Careful timing of dividend distributions may considerably reduce the FaTa liability.

  • A company may consider distributing all of its retained earnings when closing a financial year in which the ‘gross’ taxable basis was zero or negative. Under those circumstances, the proportionality factor will be reduced to zero and no FaTa is due.
  • The amount of profits that has been effectively subject to tax in a given tax year, can be distributed FaTa-free in the course of the same tax year and, at the latest, on the closing of the annual accounts. In general, it is recommended to at least distribute said amount of profits as there is a risk that a retaining such profits and distributing them in a subsequent tax year might nonetheless trigger a FaTa liability (i.e. despite the initial exemption).
  • In general, the lower the ratio of NID and loss carry-forwards (NOL’s) used when compared to the ‘gross’ taxable basis in a given tax year, the lower the FaTa liability will be on distributing a given amount of profits and retained earnings.
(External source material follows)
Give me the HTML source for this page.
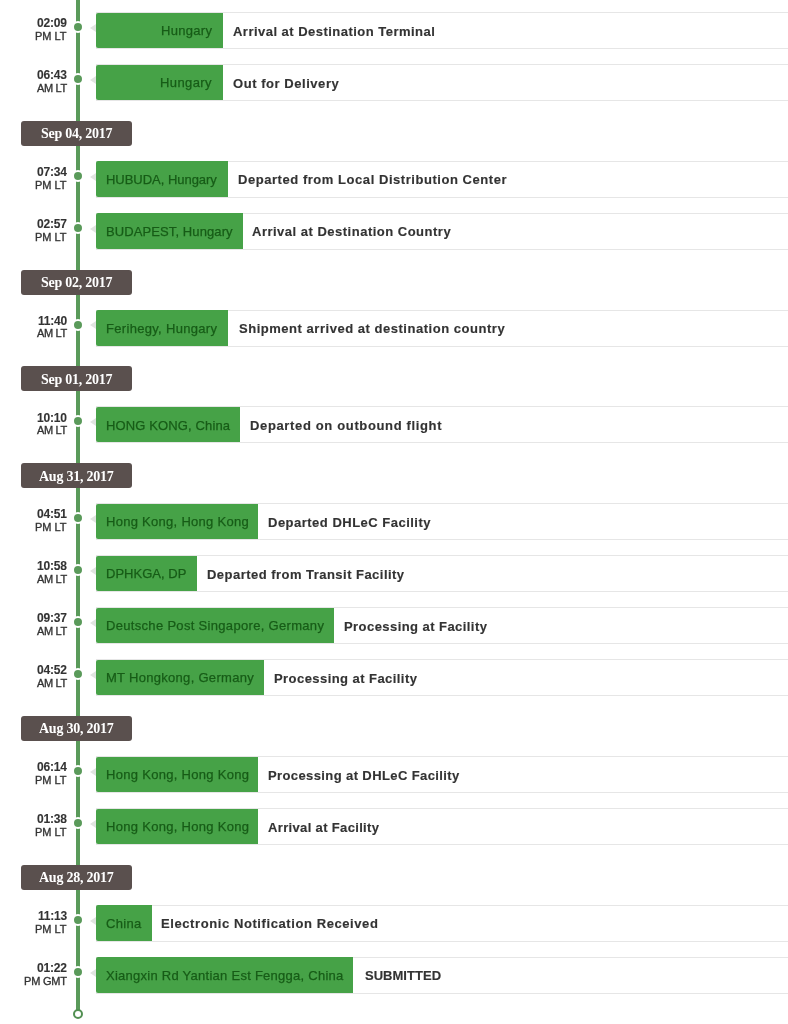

As the FaTa liability can be disproportionate to the tax benefit gained by using NID and/or NOLs (see ‘Impact of certain forms of exempt income’), a company may have an interest in waiving the NID.

  • It is uncertain, however, whether the more beneficial outcome will be respected by the tax authorities, either as a result of the constitutional principle of legality or as a result of the general anti-abuse clause.

A company may have an interest in accelerating the use of its NOLs in years during which the company is not planning to distribute dividends.

  • To the extent it is supported by financial and business reasons, a company may account for a taxable step-up in the value of certain assets and offset the resulting taxable base by using NOLs.
  • When a dividend distribution is planned in a subsequent year, the NOLs have already been absorbed and can no longer trigger (an increased) FaTa liability.

All other things being equal, the R&D tax credit is treated more favourably under the FaTa provisions than the R&D investment deduction.